(begin)

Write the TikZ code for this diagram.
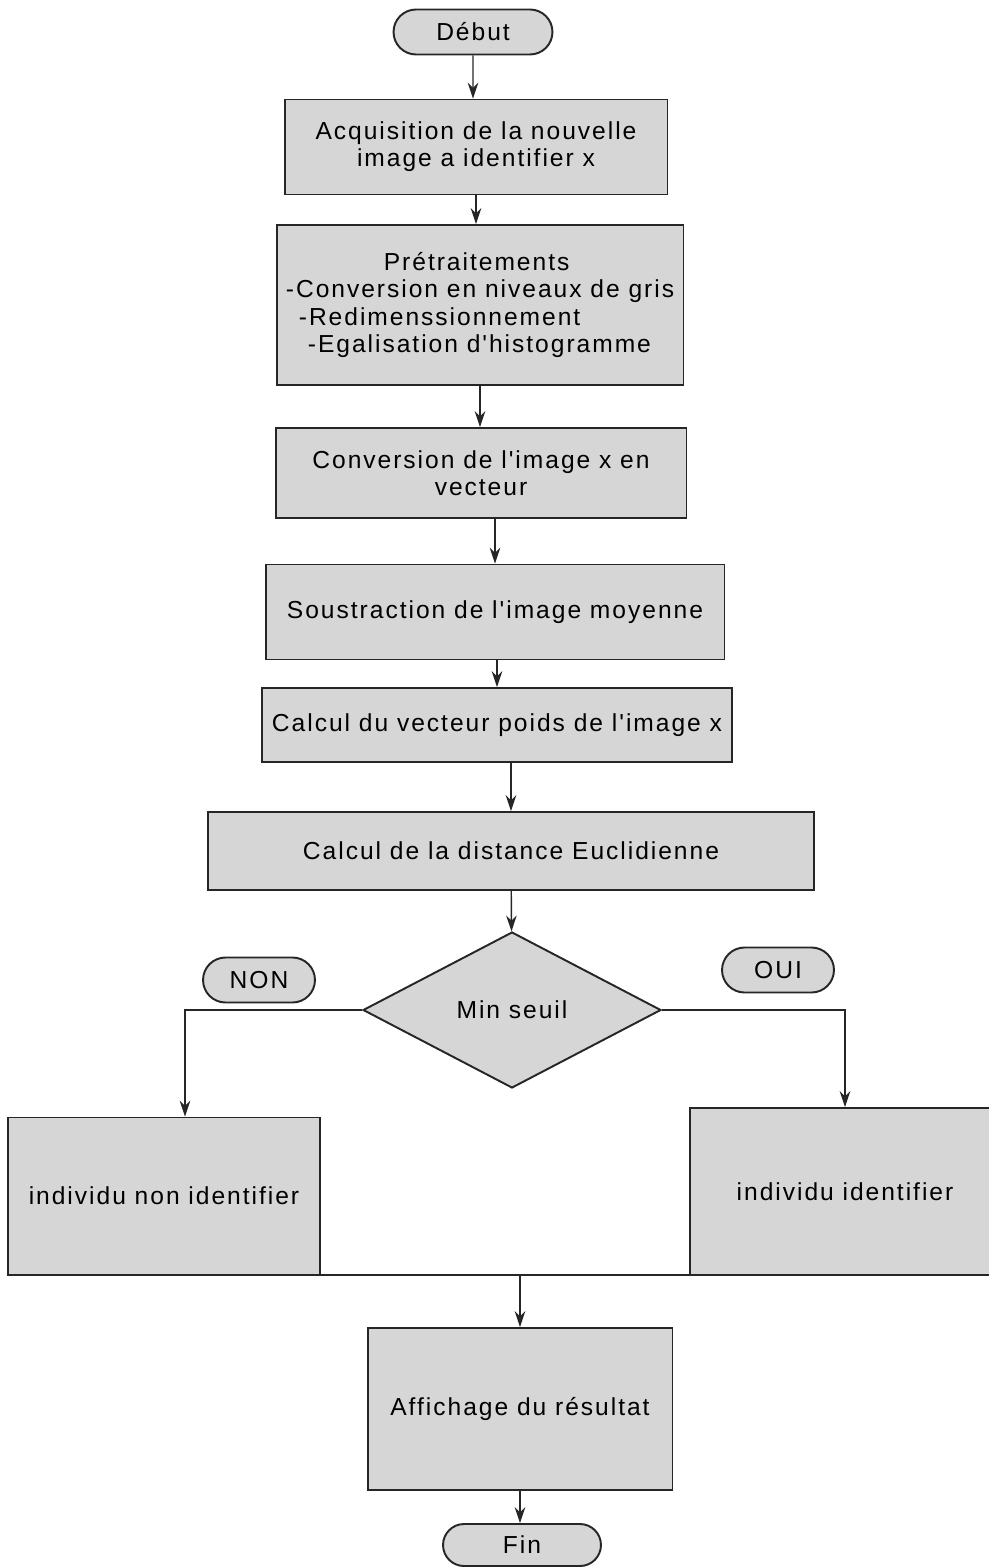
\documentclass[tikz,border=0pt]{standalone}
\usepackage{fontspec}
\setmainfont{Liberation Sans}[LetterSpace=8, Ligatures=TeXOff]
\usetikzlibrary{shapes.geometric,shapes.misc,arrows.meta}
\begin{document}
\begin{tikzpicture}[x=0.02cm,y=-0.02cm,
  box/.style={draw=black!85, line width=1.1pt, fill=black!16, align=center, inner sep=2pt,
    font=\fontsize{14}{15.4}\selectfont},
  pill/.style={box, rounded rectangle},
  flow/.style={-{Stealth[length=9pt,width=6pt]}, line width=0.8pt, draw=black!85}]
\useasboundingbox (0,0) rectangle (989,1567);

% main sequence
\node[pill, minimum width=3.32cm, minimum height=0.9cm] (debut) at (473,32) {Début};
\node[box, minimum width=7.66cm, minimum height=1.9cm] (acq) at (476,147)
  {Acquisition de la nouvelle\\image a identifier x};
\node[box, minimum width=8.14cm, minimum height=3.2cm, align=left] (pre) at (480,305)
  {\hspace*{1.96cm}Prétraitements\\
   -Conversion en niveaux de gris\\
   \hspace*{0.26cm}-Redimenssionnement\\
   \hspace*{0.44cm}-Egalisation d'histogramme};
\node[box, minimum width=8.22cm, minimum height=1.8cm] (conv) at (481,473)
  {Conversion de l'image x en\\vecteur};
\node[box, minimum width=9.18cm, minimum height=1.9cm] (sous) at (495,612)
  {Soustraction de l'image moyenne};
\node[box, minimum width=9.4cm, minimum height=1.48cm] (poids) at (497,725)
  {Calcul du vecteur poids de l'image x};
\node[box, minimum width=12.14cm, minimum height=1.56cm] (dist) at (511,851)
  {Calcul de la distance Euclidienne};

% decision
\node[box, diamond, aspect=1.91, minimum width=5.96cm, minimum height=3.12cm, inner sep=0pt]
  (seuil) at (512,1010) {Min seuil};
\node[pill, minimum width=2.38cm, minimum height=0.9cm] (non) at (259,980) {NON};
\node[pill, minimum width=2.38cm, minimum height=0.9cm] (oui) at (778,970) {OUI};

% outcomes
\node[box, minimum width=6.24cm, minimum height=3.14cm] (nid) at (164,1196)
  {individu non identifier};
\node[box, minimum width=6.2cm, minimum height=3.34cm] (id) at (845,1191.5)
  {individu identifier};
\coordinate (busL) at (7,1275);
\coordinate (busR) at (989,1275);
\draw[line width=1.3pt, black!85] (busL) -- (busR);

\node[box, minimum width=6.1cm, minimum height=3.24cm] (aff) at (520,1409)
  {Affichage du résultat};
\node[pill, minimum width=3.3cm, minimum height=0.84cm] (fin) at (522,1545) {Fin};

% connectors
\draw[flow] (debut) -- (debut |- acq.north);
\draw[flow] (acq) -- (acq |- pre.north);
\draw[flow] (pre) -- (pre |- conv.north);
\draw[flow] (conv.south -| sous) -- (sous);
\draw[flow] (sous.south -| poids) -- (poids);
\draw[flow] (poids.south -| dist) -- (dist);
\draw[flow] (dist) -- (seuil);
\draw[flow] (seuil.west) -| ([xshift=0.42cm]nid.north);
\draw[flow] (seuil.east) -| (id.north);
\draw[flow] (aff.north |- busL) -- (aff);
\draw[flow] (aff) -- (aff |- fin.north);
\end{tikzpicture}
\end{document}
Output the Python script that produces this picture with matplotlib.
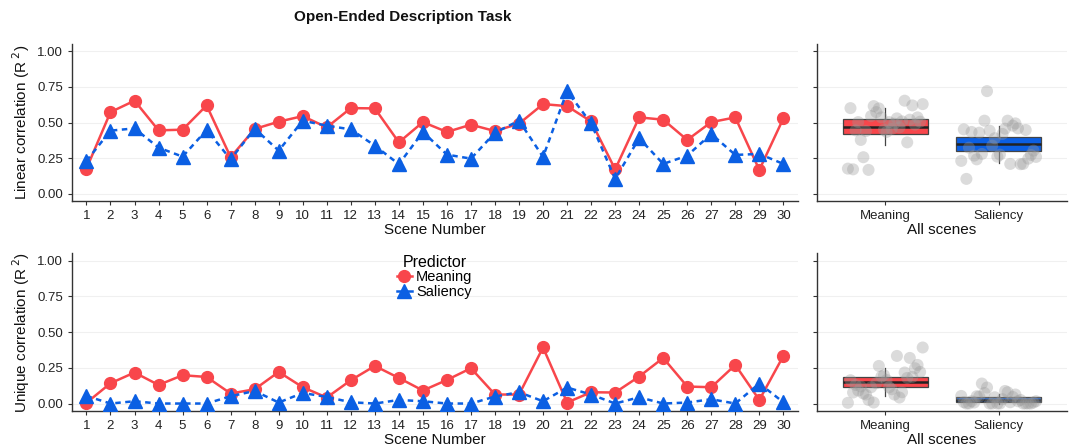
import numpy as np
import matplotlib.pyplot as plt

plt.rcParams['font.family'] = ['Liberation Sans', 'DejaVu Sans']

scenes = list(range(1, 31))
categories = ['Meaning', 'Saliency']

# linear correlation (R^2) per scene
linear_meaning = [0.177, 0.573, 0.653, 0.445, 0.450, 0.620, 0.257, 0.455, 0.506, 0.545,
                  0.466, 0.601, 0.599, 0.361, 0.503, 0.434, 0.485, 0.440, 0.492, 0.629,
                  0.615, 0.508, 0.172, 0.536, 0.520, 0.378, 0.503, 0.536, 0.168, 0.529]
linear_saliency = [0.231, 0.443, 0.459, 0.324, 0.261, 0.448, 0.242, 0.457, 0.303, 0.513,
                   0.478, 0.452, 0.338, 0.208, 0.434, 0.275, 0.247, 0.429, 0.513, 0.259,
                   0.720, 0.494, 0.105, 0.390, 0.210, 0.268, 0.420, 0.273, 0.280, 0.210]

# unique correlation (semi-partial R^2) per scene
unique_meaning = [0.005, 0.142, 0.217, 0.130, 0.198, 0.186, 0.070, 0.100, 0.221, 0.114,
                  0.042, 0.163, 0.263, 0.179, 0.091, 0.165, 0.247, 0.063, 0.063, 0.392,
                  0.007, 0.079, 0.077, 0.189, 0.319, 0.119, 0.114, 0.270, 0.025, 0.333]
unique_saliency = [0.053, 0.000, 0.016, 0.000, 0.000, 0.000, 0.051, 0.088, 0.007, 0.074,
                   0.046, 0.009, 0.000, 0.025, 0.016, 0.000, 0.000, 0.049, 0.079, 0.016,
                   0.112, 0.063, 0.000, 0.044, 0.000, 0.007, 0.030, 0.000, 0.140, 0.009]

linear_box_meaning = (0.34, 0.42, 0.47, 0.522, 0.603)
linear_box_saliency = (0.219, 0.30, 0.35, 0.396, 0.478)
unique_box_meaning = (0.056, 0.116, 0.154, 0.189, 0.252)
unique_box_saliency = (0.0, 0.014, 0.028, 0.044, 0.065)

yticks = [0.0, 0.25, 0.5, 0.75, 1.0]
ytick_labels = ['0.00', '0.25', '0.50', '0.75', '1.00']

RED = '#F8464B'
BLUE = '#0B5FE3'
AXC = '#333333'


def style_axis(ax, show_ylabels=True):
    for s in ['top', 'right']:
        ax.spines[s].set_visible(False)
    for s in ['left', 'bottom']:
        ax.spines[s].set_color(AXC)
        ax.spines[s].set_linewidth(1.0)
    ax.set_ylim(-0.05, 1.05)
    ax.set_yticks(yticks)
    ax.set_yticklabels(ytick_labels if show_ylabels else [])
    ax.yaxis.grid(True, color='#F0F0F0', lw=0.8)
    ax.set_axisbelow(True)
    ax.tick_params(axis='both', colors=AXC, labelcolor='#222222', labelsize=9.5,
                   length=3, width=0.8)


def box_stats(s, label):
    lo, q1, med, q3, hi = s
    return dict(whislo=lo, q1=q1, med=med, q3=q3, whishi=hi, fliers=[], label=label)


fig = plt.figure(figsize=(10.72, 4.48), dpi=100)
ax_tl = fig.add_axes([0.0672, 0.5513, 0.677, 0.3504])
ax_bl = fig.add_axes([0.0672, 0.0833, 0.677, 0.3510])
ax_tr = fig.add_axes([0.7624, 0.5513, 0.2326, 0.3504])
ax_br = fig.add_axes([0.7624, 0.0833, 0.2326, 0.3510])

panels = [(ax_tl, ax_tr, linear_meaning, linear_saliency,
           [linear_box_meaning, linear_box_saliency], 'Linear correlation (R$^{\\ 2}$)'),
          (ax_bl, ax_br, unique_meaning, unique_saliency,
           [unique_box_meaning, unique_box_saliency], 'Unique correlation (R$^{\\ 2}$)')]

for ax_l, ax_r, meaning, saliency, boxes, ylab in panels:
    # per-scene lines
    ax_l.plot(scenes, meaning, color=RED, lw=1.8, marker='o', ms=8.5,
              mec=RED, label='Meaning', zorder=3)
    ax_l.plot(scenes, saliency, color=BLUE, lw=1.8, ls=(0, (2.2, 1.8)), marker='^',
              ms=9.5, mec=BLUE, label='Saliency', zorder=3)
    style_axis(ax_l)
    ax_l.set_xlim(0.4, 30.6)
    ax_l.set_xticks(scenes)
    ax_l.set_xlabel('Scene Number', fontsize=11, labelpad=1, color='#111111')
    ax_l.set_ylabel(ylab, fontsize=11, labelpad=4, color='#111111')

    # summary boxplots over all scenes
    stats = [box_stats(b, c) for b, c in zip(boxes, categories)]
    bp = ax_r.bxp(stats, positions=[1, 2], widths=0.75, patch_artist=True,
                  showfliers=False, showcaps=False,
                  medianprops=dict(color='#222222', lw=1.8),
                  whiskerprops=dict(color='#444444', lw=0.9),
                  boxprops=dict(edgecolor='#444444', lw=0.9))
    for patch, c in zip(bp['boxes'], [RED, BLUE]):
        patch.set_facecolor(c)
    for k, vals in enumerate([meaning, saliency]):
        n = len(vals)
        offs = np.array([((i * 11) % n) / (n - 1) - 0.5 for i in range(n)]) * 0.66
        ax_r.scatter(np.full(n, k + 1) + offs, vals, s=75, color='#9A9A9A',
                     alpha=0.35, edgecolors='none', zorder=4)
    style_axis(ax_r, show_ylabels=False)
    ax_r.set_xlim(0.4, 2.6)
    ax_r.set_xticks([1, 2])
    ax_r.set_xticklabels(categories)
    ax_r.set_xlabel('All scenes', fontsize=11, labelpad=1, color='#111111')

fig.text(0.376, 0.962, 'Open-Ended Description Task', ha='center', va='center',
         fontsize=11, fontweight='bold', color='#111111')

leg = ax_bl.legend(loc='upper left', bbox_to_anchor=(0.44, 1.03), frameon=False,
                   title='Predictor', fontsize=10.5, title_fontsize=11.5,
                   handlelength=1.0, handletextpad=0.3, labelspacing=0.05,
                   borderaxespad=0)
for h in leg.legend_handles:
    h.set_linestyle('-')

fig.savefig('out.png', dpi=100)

(end)

**Given task:** Quote only the lines running from the line with "Output the Python" to the line with "categories = ['Meaning', 'Saliency']", ends included, exactly as they appear and without the pictures.

**Answer:**
Output the Python script that produces this picture with matplotlib.
import numpy as np
import matplotlib.pyplot as plt

plt.rcParams['font.family'] = ['Liberation Sans', 'DejaVu Sans']

scenes = list(range(1, 31))
categories = ['Meaning', 'Saliency']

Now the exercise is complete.